The subject is alittle bit fuzzy as I could not write something else more descriptive...

Here is what I mean and am struggling with:

Inside vcenter, when creating a portgroup for a distributed switch, I can configure uplink teaming and failover assuming I have at least two vmnics been recognized by vsphere. However which port/vnic inside UCS really represent the vmnics I am using for portgroup uplinks?

The issue I have is I configure VLANs for vNIC inside UCS but somehow they doesnot seem like to be corresponding to my portgroup uplinks inside vsphere...

Does this make sense?

5 Replies 5

Walter Dey
VIP Alumni
VIP Alumni

Please have a look at

Configure the Hosts

vSphere Host Configuration

Configure a New Distributed Port Group for a dvSwitch

and check

For VMware host use active/active NIC load balancing based on vPort-ID.

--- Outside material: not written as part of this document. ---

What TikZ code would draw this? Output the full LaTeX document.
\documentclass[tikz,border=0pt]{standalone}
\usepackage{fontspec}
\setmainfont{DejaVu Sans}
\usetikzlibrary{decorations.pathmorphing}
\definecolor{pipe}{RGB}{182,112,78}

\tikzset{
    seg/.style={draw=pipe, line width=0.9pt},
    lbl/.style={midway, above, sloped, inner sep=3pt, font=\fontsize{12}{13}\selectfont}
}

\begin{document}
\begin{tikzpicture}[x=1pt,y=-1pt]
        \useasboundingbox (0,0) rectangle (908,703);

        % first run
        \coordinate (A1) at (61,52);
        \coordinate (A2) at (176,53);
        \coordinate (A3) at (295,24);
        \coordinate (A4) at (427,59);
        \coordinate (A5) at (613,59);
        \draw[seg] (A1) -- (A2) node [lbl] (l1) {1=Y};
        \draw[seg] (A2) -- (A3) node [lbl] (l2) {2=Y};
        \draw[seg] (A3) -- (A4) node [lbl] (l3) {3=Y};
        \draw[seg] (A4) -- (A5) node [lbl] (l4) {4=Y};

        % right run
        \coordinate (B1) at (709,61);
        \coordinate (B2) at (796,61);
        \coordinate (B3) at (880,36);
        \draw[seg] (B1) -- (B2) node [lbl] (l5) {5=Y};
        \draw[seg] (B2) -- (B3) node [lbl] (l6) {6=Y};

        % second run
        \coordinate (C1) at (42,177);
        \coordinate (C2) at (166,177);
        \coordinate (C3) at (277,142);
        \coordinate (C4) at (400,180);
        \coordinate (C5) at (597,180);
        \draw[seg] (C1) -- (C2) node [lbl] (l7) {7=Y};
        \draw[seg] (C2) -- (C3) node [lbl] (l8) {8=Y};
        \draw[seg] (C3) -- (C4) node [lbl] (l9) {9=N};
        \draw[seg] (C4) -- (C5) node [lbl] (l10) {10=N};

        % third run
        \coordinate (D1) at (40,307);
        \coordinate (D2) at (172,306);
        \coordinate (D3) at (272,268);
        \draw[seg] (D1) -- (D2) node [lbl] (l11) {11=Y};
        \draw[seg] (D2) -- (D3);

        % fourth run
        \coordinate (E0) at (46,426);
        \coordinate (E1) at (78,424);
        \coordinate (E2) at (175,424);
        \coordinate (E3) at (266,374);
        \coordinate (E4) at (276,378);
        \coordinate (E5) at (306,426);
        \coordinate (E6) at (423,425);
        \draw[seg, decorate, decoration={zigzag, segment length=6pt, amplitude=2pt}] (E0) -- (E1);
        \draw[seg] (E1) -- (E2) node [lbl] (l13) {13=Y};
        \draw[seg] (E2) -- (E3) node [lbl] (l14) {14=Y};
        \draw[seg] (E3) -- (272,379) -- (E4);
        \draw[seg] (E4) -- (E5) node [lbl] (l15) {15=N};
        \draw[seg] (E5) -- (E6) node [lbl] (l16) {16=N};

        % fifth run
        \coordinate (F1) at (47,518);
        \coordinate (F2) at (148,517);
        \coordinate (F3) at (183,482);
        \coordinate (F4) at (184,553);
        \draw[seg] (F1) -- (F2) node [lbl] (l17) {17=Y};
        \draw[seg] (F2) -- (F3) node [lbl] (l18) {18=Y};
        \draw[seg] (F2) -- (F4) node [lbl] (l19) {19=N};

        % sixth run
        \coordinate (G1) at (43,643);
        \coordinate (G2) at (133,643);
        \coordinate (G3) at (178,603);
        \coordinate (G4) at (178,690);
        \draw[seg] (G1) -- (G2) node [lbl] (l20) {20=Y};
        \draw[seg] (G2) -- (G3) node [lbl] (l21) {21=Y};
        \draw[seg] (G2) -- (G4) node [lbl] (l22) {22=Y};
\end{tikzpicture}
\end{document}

Don't use LACP and/or load balancing based on IP,

 VMware DVS supports LACP, but UCS FI's don’t. Southbound !!

I do have the NIC teaming and failover configured as "Route based on originating virtual port" under portgroup. How can I verify which vNIC inside UCS represents vmnic1 and vmnic2 inside vsphere? I would need to see if UCS southbound links (total 4 links to each IOM) are configured as port channel.

Q: How can I verify which vNIC inside UCS represents vmnic1 and vmnic2 inside vsphere?

A: Usually vnic1 is vmnic1 in vSphere. In case of doubt, check the mac address in UCSM and vSphere to map these.

MAC address always works and is the final check.  YOu can also enable CDP on your connectivity policy and use cdp through the vsphere client. 

You can also run 'lspci | grep vmnic' in ESXi and it will show you what vmnic map to what physical adapters. Then you can use mac address to confirm in UCSM/CIMC.